The thing about Griffin, and everyone would agree on this, was that he was an asshole. Teacake flipped the bird back at him, a more or less friendly gesture at this point, and it was what passed for human contact in his day. As Teacake’s Honda Civic passed the motorcycle, he breathed a sigh of relief that his boss had given him a miss, that he wouldn’t have to have that same goddamn conversation with him again.
But no such luck. He could see in the rearview Griffin was looping back, bringing the Fat Boy around the hood of the Civic. He pulled up next to the driver’s door, idling as Teacake got out.
“Well?” Griffin asked.
So, it would be that conversation again. “Told you, I can’t help you.”

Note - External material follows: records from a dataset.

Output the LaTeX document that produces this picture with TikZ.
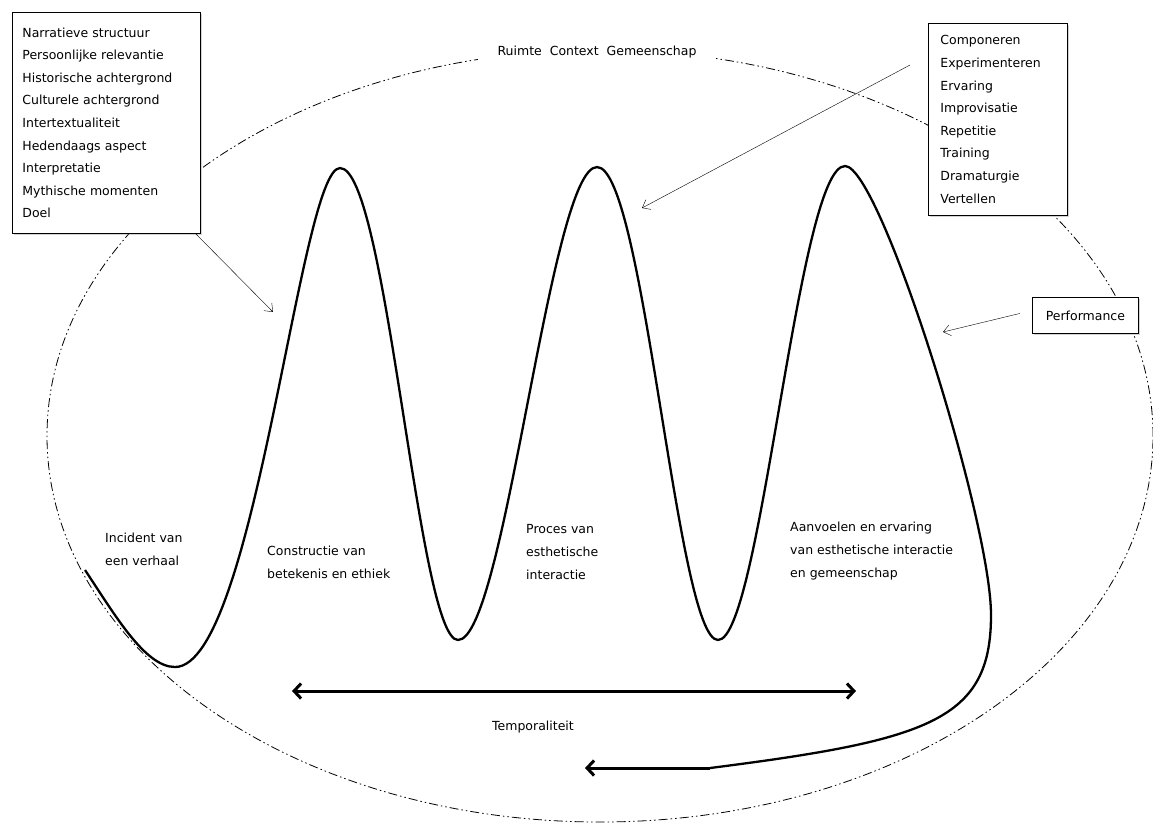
\documentclass[tikz,border=0pt]{standalone}
\usepackage{fontspec}
\setmainfont{DejaVu Sans}
\usetikzlibrary{arrows.meta,shadows}

\begin{document}
\begin{tikzpicture}[x=1pt,y=-1pt,
   tekst/.style={font=\fontsize{12.5}{23}\selectfont,align=left,inner sep=0pt},
   kader/.style={draw,thick,fill=white,anchor=north west,align=left,
      font=\fontsize{12.5}{22.6}\selectfont,
      drop shadow={shadow xshift=1.5pt,shadow yshift=-1.5pt,opacity=0.35}},
   lijn/.style={line width=2.3pt,line join=round},
   pijl/.style={thin,>={Straight Barb[length=7pt,width=11pt]},->},
   dikpijl/.style={line width=3pt,>={Straight Barb[length=7pt,width=15pt]},->}]
\useasboundingbox (0,0) rectangle (1153,823);
% ellisse
   \draw[line width=0.8pt,dash pattern=on 9pt off 3pt on 1.5pt off 3pt on 1.5pt off 3pt]
   (600,436) ellipse [x radius=553pt,y radius=386pt];
   \node[tekst,fill=white,inner xsep=20pt,inner ysep=5pt] (ruimte) at (597,52)
   {Ruimte\ \ Context\ \ Gemeenschap};
% riquadri
   \node[kader,text width=168pt,inner xsep=10pt,minimum height=221pt] (verhaal)
   at (12,12) {Narratieve structuur\\ Persoonlijke relevantie\\ Historische
   achtergrond\\ Culturele achtergrond\\ Intertextualiteit\\ Hedendaags aspect\\
   Interpretatie\\ Mythische momenten\\ Doel};
   \node[kader,text width=115pt,inner xsep=12pt,minimum height=192pt] (proces)
   at (928,23) {Componeren\\ Experimenteren\\ Ervaring\\ Improvisatie\\
   Repetitie\\ Training\\ Dramaturgie\\ Vertellen};
   \node[kader,align=center,minimum width=106pt,minimum height=36pt] (perf)
   at (1032,297) {Performance};
% curva
   \draw[lijn] (85,570) .. controls (115,615) and (145,667) .. (175,667)
   .. controls (255,667) and (300,168) .. (340,168)
   .. controls (387,168) and (418,640) .. (458,640)
   .. controls (505,640) and (550,167) .. (597,167)
   .. controls (644,167) and (677,640) .. (718,640)
   .. controls (761,640) and (798,166) .. (845,166)
   .. controls (880,166) and (991,520) .. (991,615)
   .. controls (991,720) and (930,740) .. (710,768) coordinate (terug);
   \coordinate (terugpunt) at (585,768);
   \draw[dikpijl] (terug) -- (terugpunt);
% temporaliteit
   \coordinate (tlinks) at (292,691); \coordinate (trechts) at (856,691);
   \draw[dikpijl,<->] (tlinks) -- (trechts);
   \node[tekst] (temp) at (533,727) {Temporaliteit};
% frecce
   \coordinate (vpunt) at (273,312); \coordinate (pstart) at (910,65);
   \coordinate (ppunt) at (642,208); \coordinate (fpunt) at (943,332);
   \draw[pijl] ([xshift=-5pt]verhaal.south east) -- (vpunt);
   \draw[pijl] (pstart) -- (ppunt);
   \draw[pijl] ([xshift=-12pt,yshift=2pt]perf.west) -- (fpunt);
% etichette
   \node[tekst,anchor=west] (incident) at (105,549) {Incident\ van\\ een verhaal};
   \node[tekst,anchor=west] (constructie) at (267,562) {Constructie\ van\\
   betekenis en ethiek};
   \node[tekst,anchor=west] (esthetisch) at (526,552) {Proces van\\ esthetische\\
   interactie};
   \node[tekst,anchor=west] (aanvoelen) at (790,551) {Aanvoelen en ervaring\\
   van esthetische interactie\\ en gemeenschap};
\end{tikzpicture}
\end{document}
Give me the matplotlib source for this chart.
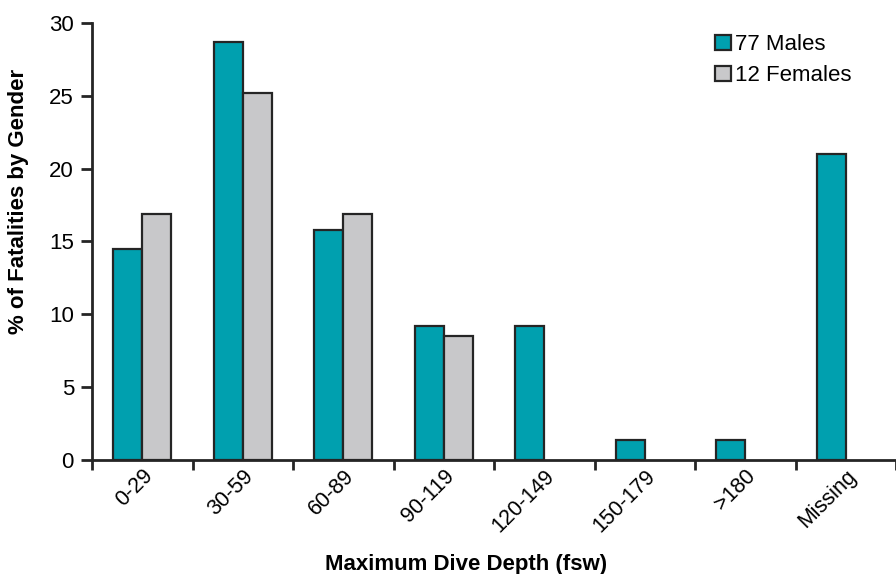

“Knew you were stupid didn’t think you were that stupid.” Griffin spoke in staccato bursts, some words so fast they slammed together, others with odd pauses in between them, as if punctuation hadn’t been invented yet.
“I’m not stupid,” Teacake said. “Like at all. Okay? I would love to help you if I could, but it’s fucked up for me vis-à-vis my, you know, personal situation, and I’m just not gonna do it.”
“Okay so you’ll think about it.”
“No! I wish I didn’t even know about it.”
The truth was he knew only a part of it, the part about the two dozen fifty-five-inch Samsung flat screens that Griffin was selling off one by one, but Teacake guessed that where there was hot-stolen-consumer-goods smoke, there was hot-stolen-consumer-goods fire, and it was the last thing he needed in his life.
Griffin wasn’t giving up. “I’m asking you to buzz the gate for a few friends of mine every once in a while and use your master key what’s the big fuckin’ deal.”
“They don’t have accounts with us. I can’t let in anybody who doesn’t have an account.”
“Who’s gonna know?”
“I have heard these words before,” Teacake said. “You do it.”
“I can’t.” Griffin shrugged.
“Why not?”
“Nobody’s gonna fuckin’ come in the daytime and I don’t work nights.” Case closed. “Just do it, so you and me don’t have a problem.”
“Why do we gotta have a problem?” Teacake asked.
“’Cause you know stuff and you’re not in and if you’re not in and you know then there’s a problem. You know that.”
There was no getting rid of him and he was never going to drop it, so Teacake did what he’d been doing for the past six weeks, which was to slow play it and hope it would go away. Was it a strategy that had shown even the slightest signs of working? No, but that was no reason to give up on it. “Yeah, well, you know, I don’t know about this thing, or these things,” Teacake said, “or what have you. I mean, just, whatever, right? Okay?”
There was no imaginable way a person could have made it any vaguer than that, not without a law degree and decades of experience testifying before Congress. Teacake hoped it would do. He turned and walked toward the building.